* EXCERPTED DATA:
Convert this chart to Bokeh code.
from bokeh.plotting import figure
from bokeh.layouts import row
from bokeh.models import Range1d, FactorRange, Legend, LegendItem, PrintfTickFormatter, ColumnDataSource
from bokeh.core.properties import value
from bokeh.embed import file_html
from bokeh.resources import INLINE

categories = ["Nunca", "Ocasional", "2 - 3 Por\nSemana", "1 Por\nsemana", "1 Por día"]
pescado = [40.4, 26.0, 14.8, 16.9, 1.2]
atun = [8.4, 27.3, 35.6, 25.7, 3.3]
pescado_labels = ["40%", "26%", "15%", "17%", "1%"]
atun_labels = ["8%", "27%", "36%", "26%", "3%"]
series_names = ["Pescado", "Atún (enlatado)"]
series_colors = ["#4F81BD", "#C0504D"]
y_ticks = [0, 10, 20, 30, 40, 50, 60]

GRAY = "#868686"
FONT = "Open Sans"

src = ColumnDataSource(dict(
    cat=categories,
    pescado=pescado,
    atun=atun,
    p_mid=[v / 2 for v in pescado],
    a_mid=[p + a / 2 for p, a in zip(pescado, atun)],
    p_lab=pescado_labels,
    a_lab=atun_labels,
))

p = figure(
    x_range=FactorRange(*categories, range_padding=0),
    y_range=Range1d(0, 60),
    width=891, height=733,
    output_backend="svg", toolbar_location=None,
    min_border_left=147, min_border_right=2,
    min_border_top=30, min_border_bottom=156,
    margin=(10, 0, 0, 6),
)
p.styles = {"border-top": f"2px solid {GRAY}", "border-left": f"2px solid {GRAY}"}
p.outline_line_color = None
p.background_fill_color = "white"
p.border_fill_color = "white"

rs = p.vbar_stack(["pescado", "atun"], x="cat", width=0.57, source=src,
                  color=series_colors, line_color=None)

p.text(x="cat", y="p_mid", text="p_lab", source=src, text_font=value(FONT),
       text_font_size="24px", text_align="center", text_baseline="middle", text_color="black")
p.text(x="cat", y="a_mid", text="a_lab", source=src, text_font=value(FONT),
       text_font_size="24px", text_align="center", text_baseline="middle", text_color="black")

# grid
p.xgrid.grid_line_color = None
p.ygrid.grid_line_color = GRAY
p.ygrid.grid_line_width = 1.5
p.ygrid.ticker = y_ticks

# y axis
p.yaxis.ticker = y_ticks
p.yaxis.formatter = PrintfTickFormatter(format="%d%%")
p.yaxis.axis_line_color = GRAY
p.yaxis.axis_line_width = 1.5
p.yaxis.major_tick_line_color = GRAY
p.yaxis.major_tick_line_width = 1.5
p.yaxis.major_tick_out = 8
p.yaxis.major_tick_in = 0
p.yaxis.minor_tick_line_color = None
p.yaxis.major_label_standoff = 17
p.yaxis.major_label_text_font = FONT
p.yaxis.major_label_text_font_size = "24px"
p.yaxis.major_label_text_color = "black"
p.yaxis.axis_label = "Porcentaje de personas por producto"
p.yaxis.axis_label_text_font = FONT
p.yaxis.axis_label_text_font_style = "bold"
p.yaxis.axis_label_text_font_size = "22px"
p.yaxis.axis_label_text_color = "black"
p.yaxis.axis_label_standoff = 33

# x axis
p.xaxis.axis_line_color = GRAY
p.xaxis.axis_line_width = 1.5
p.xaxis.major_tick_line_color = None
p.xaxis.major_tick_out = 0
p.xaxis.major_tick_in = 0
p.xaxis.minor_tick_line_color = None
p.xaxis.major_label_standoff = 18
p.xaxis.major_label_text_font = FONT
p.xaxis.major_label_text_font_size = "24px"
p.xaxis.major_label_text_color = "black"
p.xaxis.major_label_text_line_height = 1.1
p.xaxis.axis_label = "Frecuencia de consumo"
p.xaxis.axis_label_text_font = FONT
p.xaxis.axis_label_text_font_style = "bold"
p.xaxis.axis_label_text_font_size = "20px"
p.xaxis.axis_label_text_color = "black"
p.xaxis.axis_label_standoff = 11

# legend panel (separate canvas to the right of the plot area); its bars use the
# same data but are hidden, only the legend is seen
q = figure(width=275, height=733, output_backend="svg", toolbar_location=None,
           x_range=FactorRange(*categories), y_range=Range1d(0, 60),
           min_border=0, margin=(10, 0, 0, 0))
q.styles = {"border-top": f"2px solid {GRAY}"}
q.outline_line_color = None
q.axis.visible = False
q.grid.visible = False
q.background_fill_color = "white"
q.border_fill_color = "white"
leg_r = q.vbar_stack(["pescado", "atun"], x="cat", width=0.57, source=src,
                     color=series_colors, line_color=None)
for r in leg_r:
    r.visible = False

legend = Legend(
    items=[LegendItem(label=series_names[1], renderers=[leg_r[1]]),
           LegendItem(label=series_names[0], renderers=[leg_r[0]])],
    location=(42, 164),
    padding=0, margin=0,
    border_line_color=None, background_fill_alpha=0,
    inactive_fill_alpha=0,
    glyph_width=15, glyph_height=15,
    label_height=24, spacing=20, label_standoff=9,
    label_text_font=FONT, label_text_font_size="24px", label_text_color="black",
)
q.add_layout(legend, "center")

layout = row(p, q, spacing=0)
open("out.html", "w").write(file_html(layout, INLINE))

==

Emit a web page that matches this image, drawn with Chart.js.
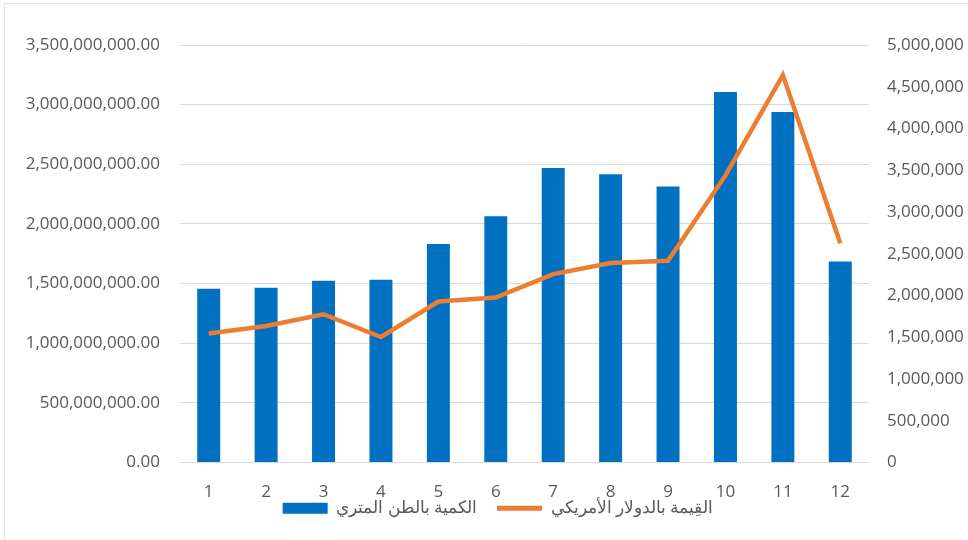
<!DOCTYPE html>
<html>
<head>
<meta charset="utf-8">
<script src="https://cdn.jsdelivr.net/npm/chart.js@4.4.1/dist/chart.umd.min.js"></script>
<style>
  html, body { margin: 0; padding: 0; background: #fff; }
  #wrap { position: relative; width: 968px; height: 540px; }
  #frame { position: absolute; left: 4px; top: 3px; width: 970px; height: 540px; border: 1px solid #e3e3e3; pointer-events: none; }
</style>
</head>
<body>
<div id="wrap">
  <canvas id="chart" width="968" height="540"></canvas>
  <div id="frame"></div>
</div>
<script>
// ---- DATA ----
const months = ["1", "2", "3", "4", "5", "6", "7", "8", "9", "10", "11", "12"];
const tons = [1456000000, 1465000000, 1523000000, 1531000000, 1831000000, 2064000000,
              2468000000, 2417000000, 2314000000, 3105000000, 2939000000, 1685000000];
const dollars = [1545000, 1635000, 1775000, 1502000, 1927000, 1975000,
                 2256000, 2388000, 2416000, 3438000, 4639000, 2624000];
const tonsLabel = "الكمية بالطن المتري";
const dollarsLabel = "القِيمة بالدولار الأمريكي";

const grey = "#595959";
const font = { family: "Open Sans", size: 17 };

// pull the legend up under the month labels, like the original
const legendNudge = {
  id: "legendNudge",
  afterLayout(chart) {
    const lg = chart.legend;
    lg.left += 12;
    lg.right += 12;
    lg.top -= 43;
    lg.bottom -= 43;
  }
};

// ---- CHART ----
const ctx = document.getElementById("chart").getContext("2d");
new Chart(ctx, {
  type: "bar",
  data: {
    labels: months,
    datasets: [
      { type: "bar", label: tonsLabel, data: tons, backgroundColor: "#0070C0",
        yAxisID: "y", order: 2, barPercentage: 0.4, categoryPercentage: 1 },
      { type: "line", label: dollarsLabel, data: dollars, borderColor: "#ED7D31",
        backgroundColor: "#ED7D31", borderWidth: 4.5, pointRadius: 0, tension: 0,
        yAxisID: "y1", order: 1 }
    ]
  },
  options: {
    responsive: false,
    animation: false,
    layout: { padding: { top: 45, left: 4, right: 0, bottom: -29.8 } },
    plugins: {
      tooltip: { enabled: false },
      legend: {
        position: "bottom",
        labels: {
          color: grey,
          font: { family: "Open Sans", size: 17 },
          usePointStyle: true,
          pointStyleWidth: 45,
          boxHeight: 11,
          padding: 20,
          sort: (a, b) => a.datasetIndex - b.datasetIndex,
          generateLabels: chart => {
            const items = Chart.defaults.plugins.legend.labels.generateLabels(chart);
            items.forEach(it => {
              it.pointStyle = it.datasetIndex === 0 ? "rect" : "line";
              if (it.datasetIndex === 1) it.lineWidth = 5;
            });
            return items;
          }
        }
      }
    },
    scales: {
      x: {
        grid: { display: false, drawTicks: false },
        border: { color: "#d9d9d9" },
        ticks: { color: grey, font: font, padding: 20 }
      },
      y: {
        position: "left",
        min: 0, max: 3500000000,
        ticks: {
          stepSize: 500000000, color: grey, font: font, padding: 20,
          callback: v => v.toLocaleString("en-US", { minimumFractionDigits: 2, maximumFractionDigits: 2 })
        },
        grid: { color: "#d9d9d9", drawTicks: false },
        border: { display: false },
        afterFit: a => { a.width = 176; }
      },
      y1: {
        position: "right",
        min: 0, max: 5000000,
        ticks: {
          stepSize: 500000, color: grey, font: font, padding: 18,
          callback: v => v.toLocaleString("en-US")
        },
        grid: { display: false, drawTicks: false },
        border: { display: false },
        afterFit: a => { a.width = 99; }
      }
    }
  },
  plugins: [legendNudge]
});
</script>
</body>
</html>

---

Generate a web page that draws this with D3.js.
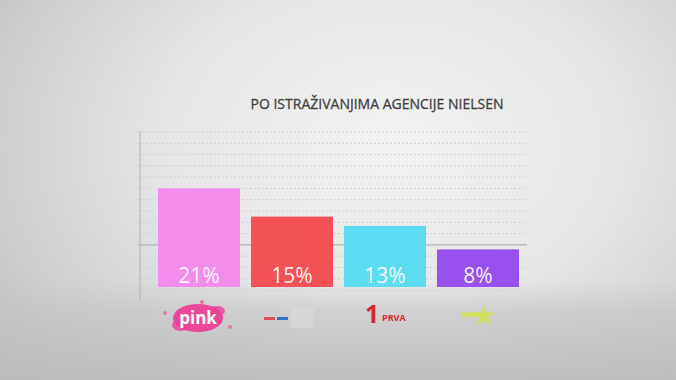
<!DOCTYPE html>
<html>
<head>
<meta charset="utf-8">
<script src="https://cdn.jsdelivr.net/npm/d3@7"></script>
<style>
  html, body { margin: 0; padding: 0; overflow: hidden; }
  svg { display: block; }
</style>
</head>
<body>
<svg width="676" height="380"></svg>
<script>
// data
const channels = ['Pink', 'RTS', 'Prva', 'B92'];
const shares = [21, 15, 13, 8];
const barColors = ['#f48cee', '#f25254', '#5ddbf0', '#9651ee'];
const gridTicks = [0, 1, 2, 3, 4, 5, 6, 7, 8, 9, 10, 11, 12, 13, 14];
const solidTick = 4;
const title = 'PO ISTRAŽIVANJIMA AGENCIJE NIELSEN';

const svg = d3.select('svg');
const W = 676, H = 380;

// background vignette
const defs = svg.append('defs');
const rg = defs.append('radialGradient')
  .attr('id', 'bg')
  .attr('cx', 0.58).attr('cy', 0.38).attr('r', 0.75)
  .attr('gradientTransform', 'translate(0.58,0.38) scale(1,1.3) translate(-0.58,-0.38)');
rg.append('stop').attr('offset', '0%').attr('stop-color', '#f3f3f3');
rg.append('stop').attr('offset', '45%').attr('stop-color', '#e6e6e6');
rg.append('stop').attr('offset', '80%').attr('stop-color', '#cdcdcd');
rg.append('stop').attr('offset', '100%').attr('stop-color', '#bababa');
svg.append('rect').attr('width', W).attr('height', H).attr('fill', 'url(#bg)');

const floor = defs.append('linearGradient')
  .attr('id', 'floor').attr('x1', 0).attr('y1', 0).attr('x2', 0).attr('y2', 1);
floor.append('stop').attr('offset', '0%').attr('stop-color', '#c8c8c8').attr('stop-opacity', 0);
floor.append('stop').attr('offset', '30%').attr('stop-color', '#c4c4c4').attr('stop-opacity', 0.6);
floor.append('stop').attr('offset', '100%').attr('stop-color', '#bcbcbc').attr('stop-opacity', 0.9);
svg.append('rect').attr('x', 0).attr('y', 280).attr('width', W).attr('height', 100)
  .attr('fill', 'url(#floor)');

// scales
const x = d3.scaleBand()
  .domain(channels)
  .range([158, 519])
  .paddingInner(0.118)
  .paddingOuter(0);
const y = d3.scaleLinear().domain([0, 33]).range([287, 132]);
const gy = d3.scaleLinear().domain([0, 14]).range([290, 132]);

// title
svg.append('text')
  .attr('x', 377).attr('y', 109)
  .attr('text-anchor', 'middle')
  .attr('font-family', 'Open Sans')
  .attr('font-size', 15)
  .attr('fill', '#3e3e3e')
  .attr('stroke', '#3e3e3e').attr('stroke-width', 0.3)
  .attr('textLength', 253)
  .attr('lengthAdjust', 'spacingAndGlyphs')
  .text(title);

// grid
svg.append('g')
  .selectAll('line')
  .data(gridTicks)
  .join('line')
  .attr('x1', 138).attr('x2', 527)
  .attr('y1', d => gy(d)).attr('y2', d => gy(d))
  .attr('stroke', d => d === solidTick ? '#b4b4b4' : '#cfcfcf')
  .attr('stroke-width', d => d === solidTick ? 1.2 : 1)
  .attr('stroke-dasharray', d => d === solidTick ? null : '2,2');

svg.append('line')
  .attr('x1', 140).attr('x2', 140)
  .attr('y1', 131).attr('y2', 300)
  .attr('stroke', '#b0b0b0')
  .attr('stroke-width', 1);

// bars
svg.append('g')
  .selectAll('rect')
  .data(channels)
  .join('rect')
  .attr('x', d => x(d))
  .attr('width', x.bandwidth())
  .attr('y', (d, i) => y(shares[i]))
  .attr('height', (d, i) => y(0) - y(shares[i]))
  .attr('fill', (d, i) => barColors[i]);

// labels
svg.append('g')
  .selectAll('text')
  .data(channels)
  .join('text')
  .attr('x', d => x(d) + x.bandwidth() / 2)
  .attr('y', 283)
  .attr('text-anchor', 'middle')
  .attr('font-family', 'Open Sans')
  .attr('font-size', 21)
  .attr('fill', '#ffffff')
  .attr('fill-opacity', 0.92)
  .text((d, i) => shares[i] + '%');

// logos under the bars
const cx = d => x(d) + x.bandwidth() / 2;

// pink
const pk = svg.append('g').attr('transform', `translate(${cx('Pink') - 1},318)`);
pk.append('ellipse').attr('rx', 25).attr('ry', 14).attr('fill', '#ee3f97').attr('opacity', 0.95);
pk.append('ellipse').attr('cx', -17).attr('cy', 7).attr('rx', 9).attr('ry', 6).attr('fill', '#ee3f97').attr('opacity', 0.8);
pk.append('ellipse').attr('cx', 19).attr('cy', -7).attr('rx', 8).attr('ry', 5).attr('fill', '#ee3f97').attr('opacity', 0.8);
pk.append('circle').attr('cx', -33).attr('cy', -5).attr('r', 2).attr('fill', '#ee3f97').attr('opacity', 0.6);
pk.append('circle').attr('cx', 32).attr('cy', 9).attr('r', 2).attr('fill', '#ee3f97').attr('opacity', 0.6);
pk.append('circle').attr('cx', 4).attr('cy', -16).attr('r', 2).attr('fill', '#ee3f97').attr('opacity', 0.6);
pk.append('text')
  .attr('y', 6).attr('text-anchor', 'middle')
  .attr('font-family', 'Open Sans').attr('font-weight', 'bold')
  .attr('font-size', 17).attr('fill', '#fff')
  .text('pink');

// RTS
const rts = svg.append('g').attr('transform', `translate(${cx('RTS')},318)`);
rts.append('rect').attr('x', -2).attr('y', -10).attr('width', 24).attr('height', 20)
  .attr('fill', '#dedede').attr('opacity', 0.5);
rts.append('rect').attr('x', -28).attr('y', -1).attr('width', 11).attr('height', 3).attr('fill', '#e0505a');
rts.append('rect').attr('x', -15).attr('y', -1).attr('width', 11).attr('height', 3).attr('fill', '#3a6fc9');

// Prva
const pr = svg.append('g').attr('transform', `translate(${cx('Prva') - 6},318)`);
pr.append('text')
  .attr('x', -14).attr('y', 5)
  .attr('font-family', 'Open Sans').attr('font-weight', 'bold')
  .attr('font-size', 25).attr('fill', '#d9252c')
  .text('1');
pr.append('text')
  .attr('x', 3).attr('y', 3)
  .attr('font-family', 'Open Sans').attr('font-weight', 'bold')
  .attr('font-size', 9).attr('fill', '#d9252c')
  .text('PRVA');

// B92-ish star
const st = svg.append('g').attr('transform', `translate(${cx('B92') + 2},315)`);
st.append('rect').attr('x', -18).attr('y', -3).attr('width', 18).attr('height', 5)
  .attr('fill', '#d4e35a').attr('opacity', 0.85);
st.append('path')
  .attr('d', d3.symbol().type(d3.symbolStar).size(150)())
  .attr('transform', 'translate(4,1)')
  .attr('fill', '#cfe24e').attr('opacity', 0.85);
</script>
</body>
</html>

* PROBLEM TO WORK ON:
Write down exactly the span of lines above from the one containing "Convert this chart to Bokeh code." to the one containing "from bokeh.resources import INLINE", both ends included.

* EXERCISE ANSWER:
Convert this chart to Bokeh code.
from bokeh.plotting import figure
from bokeh.layouts import row
from bokeh.models import Range1d, FactorRange, Legend, LegendItem, PrintfTickFormatter, ColumnDataSource
from bokeh.core.properties import value
from bokeh.embed import file_html
from bokeh.resources import INLINE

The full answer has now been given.